_Instruction:_ Can you copy out the data exactly? Leave the images out.

_Given information:_

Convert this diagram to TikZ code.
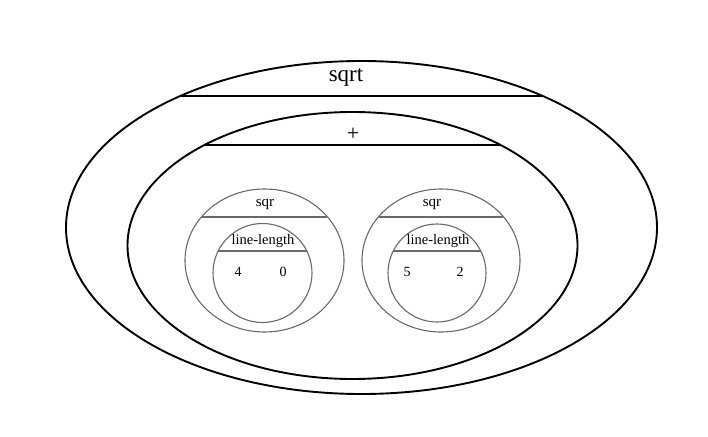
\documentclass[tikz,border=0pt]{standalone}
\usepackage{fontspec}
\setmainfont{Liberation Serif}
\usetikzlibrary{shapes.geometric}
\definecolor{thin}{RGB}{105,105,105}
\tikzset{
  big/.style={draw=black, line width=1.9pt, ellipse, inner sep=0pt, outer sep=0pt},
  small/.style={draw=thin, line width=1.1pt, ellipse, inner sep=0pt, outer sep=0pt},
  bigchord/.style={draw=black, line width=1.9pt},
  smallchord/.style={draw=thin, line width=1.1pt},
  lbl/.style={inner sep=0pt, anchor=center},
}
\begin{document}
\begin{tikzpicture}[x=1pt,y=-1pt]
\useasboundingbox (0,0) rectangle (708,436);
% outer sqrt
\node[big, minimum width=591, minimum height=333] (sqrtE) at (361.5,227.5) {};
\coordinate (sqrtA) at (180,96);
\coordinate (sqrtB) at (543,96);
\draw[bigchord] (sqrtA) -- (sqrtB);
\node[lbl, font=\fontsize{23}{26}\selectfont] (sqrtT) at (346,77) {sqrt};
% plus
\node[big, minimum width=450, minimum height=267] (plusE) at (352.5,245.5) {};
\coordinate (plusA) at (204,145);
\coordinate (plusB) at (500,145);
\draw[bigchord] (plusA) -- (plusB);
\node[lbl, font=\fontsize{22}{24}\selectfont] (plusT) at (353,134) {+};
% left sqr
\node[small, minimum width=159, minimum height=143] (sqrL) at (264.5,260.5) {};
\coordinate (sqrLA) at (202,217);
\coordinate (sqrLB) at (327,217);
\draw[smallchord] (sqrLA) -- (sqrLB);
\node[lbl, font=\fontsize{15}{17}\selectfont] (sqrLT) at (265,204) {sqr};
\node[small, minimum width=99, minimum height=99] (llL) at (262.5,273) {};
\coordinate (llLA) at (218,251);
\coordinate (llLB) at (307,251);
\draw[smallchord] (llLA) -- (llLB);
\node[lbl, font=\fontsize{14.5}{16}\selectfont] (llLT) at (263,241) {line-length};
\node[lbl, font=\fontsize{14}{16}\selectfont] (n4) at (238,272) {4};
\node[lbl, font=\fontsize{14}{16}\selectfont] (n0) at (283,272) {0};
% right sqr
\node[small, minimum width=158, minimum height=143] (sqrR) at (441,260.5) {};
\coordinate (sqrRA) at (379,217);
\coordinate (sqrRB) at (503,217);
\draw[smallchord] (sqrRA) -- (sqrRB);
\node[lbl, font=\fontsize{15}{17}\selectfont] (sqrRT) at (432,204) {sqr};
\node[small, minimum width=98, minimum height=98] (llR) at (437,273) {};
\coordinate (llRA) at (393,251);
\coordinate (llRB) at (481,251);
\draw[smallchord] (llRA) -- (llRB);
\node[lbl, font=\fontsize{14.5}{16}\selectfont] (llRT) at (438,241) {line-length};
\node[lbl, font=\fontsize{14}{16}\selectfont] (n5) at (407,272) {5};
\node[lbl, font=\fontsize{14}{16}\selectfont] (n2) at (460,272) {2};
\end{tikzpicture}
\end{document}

_Written response:_
Convert this diagram to TikZ code.
\documentclass[tikz,border=0pt]{standalone}
\usepackage{fontspec}
\setmainfont{Liberation Serif}
\usetikzlibrary{shapes.geometric}
\definecolor{thin}{RGB}{105,105,105}
\tikzset{
  big/.style={draw=black, line width=1.9pt, ellipse, inner sep=0pt, outer sep=0pt},
  small/.style={draw=thin, line width=1.1pt, ellipse, inner sep=0pt, outer sep=0pt},
  bigchord/.style={draw=black, line width=1.9pt},
  smallchord/.style={draw=thin, line width=1.1pt},
  lbl/.style={inner sep=0pt, anchor=center},
}
\begin{document}
\begin{tikzpicture}[x=1pt,y=-1pt]
\useasboundingbox (0,0) rectangle (708,436);
% outer sqrt
\node[big, minimum width=591, minimum height=333] (sqrtE) at (361.5,227.5) {};
\coordinate (sqrtA) at (180,96);
\coordinate (sqrtB) at (543,96);
\draw[bigchord] (sqrtA) -- (sqrtB);
\node[lbl, font=\fontsize{23}{26}\selectfont] (sqrtT) at (346,77) {sqrt};
% plus
\node[big, minimum width=450, minimum height=267] (plusE) at (352.5,245.5) {};
\coordinate (plusA) at (204,145);
\coordinate (plusB) at (500,145);
\draw[bigchord] (plusA) -- (plusB);
\node[lbl, font=\fontsize{22}{24}\selectfont] (plusT) at (353,134) {+};
% left sqr
\node[small, minimum width=159, minimum height=143] (sqrL) at (264.5,260.5) {};
\coordinate (sqrLA) at (202,217);
\coordinate (sqrLB) at (327,217);
\draw[smallchord] (sqrLA) -- (sqrLB);
\node[lbl, font=\fontsize{15}{17}\selectfont] (sqrLT) at (265,204) {sqr};
\node[small, minimum width=99, minimum height=99] (llL) at (262.5,273) {};
\coordinate (llLA) at (218,251);
\coordinate (llLB) at (307,251);
\draw[smallchord] (llLA) -- (llLB);
\node[lbl, font=\fontsize{14.5}{16}\selectfont] (llLT) at (263,241) {line-length};
\node[lbl, font=\fontsize{14}{16}\selectfont] (n4) at (238,272) {4};
\node[lbl, font=\fontsize{14}{16}\selectfont] (n0) at (283,272) {0};
% right sqr
\node[small, minimum width=158, minimum height=143] (sqrR) at (441,260.5) {};
\coordinate (sqrRA) at (379,217);
\coordinate (sqrRB) at (503,217);
\draw[smallchord] (sqrRA) -- (sqrRB);
\node[lbl, font=\fontsize{15}{17}\selectfont] (sqrRT) at (432,204) {sqr};
\node[small, minimum width=98, minimum height=98] (llR) at (437,273) {};
\coordinate (llRA) at (393,251);
\coordinate (llRB) at (481,251);
\draw[smallchord] (llRA) -- (llRB);
\node[lbl, font=\fontsize{14.5}{16}\selectfont] (llRT) at (438,241) {line-length};
\node[lbl, font=\fontsize{14}{16}\selectfont] (n5) at (407,272) {5};
\node[lbl, font=\fontsize{14}{16}\selectfont] (n2) at (460,272) {2};
\end{tikzpicture}
\end{document}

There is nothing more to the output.